Gov. Mikie Sherrill took office in January, years after the pandemic-era unemployment programs were established under former Gov. Phil Murphy’s administration. Murphy served two terms that covered both the pre-pandemic and post-pandemic periods.

As part of the investigation, the inspector general’s office directed banks in May to freeze many of the accounts suspected of receiving fraudulent benefits. Officials said the unemployment insurance accounts under review span at least 12 states, including New York, Illinois, and California. Financial institutions were instructed to preserve the accounts through the end of the calendar year while investigations continue.

The case highlights ongoing efforts by federal officials to track down pandemic-related fraud years after emergency relief programs distributed hundreds of billions of dollars across the country.

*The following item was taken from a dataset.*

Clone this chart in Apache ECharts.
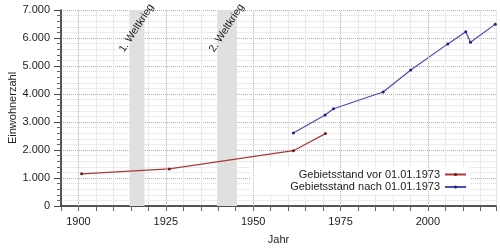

“During the pandemic, criminals and bad actors exploited weaknesses to steal billions of dollars from the American people,” Acting Labor Secretary Keith Sonderling said in an earlier statement.

“We are working with Vice President Vance to ensure we use every tool at our disposal to track down stolen funds, hold fraudsters accountable, and return money to the taxpayers to ensure this program is used as intended.”

Federal officials say the recovery effort is being coordinated with the White House anti-fraud task force, which has already contributed to criminal indictments and additional attempts to recover taxpayer money.